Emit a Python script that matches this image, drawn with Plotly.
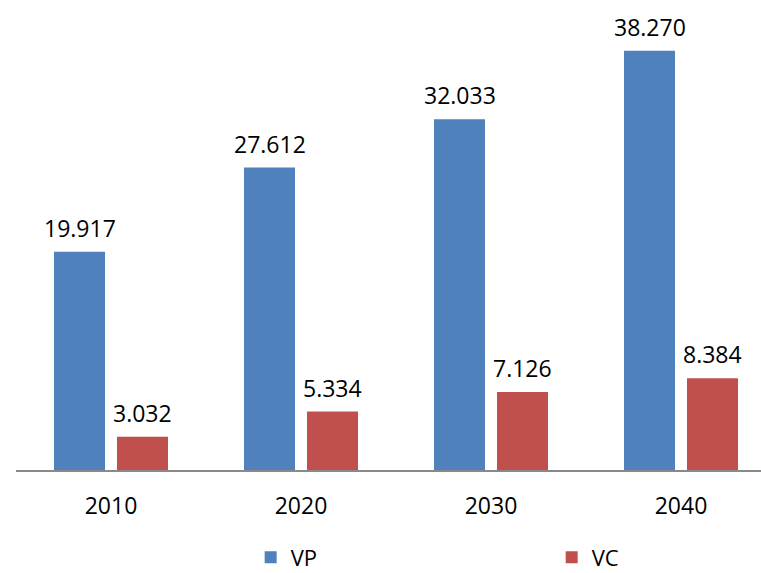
import plotly.graph_objects as go

categories = ["2010", "2020", "2030", "2040"]
vp = [19.917, 27.612, 32.033, 38.270]
vc = [3.032, 5.334, 7.126, 8.384]
vp_labels = ["19.917", "27.612", "32.033", "38.270"]
vc_labels = ["3.032", "5.334", "7.126", "8.384"]

FONT = "Open Sans"
fig = go.Figure()
fig.add_trace(go.Bar(name="VP", x=categories, y=vp, marker_color="#4F81BD",
                     marker_line_width=0, offsetgroup="a"))
fig.add_trace(go.Bar(name="VC", x=categories, y=vc, marker_color="#C0504D",
                     marker_line_width=0, offsetgroup="b"))

annotations = []
slot = 0.663 / 2
for i, c in enumerate(categories):
    annotations.append(dict(x=i - slot / 2, y=vp[i], xref="x", yref="y", text=vp_labels[i],
                            showarrow=False, yanchor="bottom", yshift=6,
                            font=dict(family=FONT, size=23, color="#000")))
    annotations.append(dict(x=i + slot / 2, y=vc[i], xref="x", yref="y", text=vc_labels[i],
                            showarrow=False, yanchor="bottom", yshift=6,
                            font=dict(family=FONT, size=23, color="#000")))

fig.update_layout(
    width=761, height=573,
    margin=dict(l=16, r=0, t=10, b=103, autoexpand=False),
    paper_bgcolor="white", plot_bgcolor="white",
    barmode="group", bargap=0.337, bargroupgap=0.19,
    annotations=annotations,
    xaxis=dict(range=[-0.5, 3.421], showline=True, linecolor="#898989", linewidth=2,
               ticks="", ticklabelstandoff=14,
               tickfont=dict(family=FONT, size=23, color="#000"), showgrid=False),
    yaxis=dict(range=[0, 42.0], visible=False),
    legend=dict(orientation="h", xref="paper", x=0.315, xanchor="left",
                yref="paper", y=-0.19, yanchor="middle",
                entrywidth=256, entrywidthmode="pixels",
                font=dict(family=FONT, size=22, color="#000")),
    showlegend=True,
)
fig.write_html("out.html")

-*-*-

_WRITTEN EXERCISE_
Transcribe the material exactly, and leave out whatever pictures it holds.

_THE REPLY_
Emit a Python script that matches this image, drawn with Plotly.
import plotly.graph_objects as go

categories = ["2010", "2020", "2030", "2040"]
vp = [19.917, 27.612, 32.033, 38.270]
vc = [3.032, 5.334, 7.126, 8.384]
vp_labels = ["19.917", "27.612", "32.033", "38.270"]
vc_labels = ["3.032", "5.334", "7.126", "8.384"]

FONT = "Open Sans"
fig = go.Figure()
fig.add_trace(go.Bar(name="VP", x=categories, y=vp, marker_color="#4F81BD",
                     marker_line_width=0, offsetgroup="a"))
fig.add_trace(go.Bar(name="VC", x=categories, y=vc, marker_color="#C0504D",
                     marker_line_width=0, offsetgroup="b"))

annotations = []
slot = 0.663 / 2
for i, c in enumerate(categories):
    annotations.append(dict(x=i - slot / 2, y=vp[i], xref="x", yref="y", text=vp_labels[i],
                            showarrow=False, yanchor="bottom", yshift=6,
                            font=dict(family=FONT, size=23, color="#000")))
    annotations.append(dict(x=i + slot / 2, y=vc[i], xref="x", yref="y", text=vc_labels[i],
                            showarrow=False, yanchor="bottom", yshift=6,
                            font=dict(family=FONT, size=23, color="#000")))

fig.update_layout(
    width=761, height=573,
    margin=dict(l=16, r=0, t=10, b=103, autoexpand=False),
    paper_bgcolor="white", plot_bgcolor="white",
    barmode="group", bargap=0.337, bargroupgap=0.19,
    annotations=annotations,
    xaxis=dict(range=[-0.5, 3.421], showline=True, linecolor="#898989", linewidth=2,
               ticks="", ticklabelstandoff=14,
               tickfont=dict(family=FONT, size=23, color="#000"), showgrid=False),
    yaxis=dict(range=[0, 42.0], visible=False),
    legend=dict(orientation="h", xref="paper", x=0.315, xanchor="left",
                yref="paper", y=-0.19, yanchor="middle",
                entrywidth=256, entrywidthmode="pixels",
                font=dict(family=FONT, size=22, color="#000")),
    showlegend=True,
)
fig.write_html("out.html")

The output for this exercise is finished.